[DATA PROVIDED]:
^^^^^^^^^^^^^^^^
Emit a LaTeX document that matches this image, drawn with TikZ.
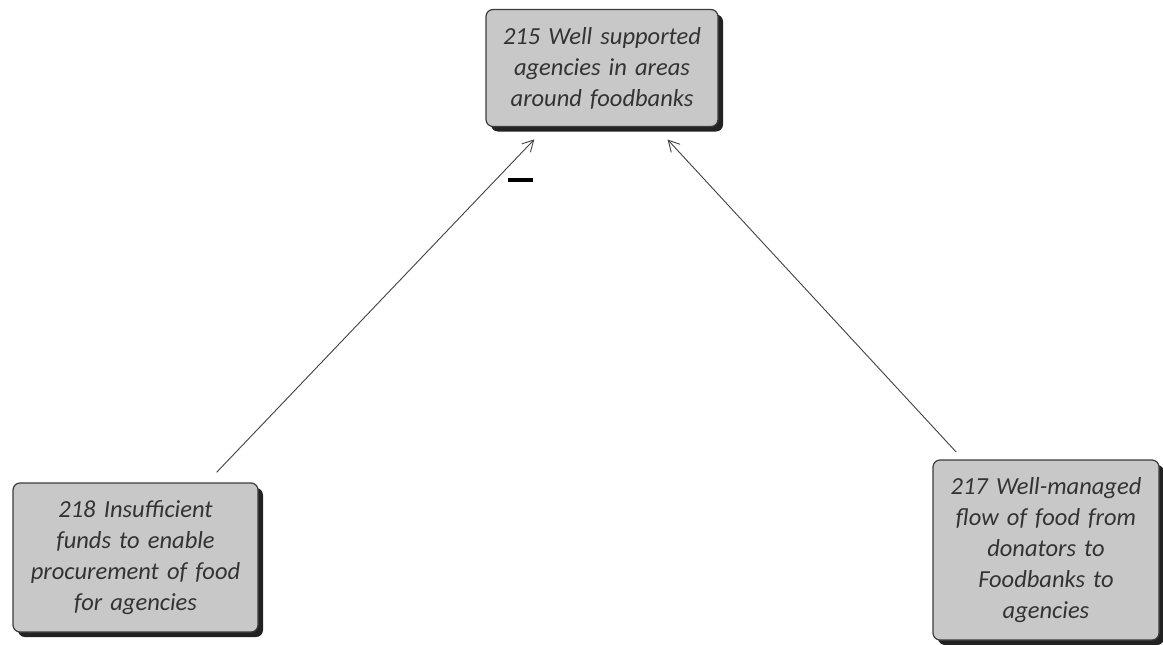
\documentclass[tikz,border=0pt]{standalone}
\usepackage{fontspec}
\setmainfont{Carlito}
\usetikzlibrary{arrows.meta,shadows}
\definecolor{boxfill}{HTML}{C8C8C8}
\definecolor{boxline}{HTML}{3C3C3C}
\definecolor{shadowc}{HTML}{222222}
\tikzset{
  factor/.style={draw=boxline, line width=1.2pt, fill=boxfill, rounded corners=7pt,
    drop shadow={shadow xshift=5pt, shadow yshift=-5pt, fill=shadowc, opacity=1},
    align=center, inner sep=2pt,
    font=\itshape\fontsize{24.5}{31}\selectfont, text=black!80},
  link/.style={draw=black!75, line width=0.9pt, -{Straight Barb[length=11pt,width=12pt]}},
}
\begin{document}
\begin{tikzpicture}[x=1pt,y=-1pt]
\useasboundingbox (0,0) rectangle (1163,645);
\node[factor, minimum width=232pt, minimum height=117pt, text width=228pt] (n215) at (602,68)
  {215 Well supported\\agencies in areas\\around foodbanks};
\node[factor, minimum width=245pt, minimum height=149pt, text width=240pt] (n218) at (135.5,557.5)
  {218 Insufficient\\funds to enable\\procurement of food\\for agencies};
\node[factor, minimum width=226pt, minimum height=180pt, text width=222pt] (n217) at (1046,550)
  {217 Well-managed\\flow of food from\\donators to\\Foodbanks to\\agencies};
\draw[link, shorten <=14pt, shorten >=17pt] (n218) -- (n215);
\draw[link, shorten <=10pt, shorten >=17pt] (n217) -- (n215);
\node[fill=black, minimum width=25pt, minimum height=4pt, inner sep=0pt] (minus) at (520.5,180) {};
\end{tikzpicture}
\end{document}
^^^^^^^^^^^^^^^^
[WHAT YOU WILL DO]: Omit every picture while copying the listing above exactly.

[ANSWER FOR THIS EXERCISE]:
Emit a LaTeX document that matches this image, drawn with TikZ.
\documentclass[tikz,border=0pt]{standalone}
\usepackage{fontspec}
\setmainfont{Carlito}
\usetikzlibrary{arrows.meta,shadows}
\definecolor{boxfill}{HTML}{C8C8C8}
\definecolor{boxline}{HTML}{3C3C3C}
\definecolor{shadowc}{HTML}{222222}
\tikzset{
  factor/.style={draw=boxline, line width=1.2pt, fill=boxfill, rounded corners=7pt,
    drop shadow={shadow xshift=5pt, shadow yshift=-5pt, fill=shadowc, opacity=1},
    align=center, inner sep=2pt,
    font=\itshape\fontsize{24.5}{31}\selectfont, text=black!80},
  link/.style={draw=black!75, line width=0.9pt, -{Straight Barb[length=11pt,width=12pt]}},
}
\begin{document}
\begin{tikzpicture}[x=1pt,y=-1pt]
\useasboundingbox (0,0) rectangle (1163,645);
\node[factor, minimum width=232pt, minimum height=117pt, text width=228pt] (n215) at (602,68)
  {215 Well supported\\agencies in areas\\around foodbanks};
\node[factor, minimum width=245pt, minimum height=149pt, text width=240pt] (n218) at (135.5,557.5)
  {218 Insufficient\\funds to enable\\procurement of food\\for agencies};
\node[factor, minimum width=226pt, minimum height=180pt, text width=222pt] (n217) at (1046,550)
  {217 Well-managed\\flow of food from\\donators to\\Foodbanks to\\agencies};
\draw[link, shorten <=14pt, shorten >=17pt] (n218) -- (n215);
\draw[link, shorten <=10pt, shorten >=17pt] (n217) -- (n215);
\node[fill=black, minimum width=25pt, minimum height=4pt, inner sep=0pt] (minus) at (520.5,180) {};
\end{tikzpicture}
\end{document}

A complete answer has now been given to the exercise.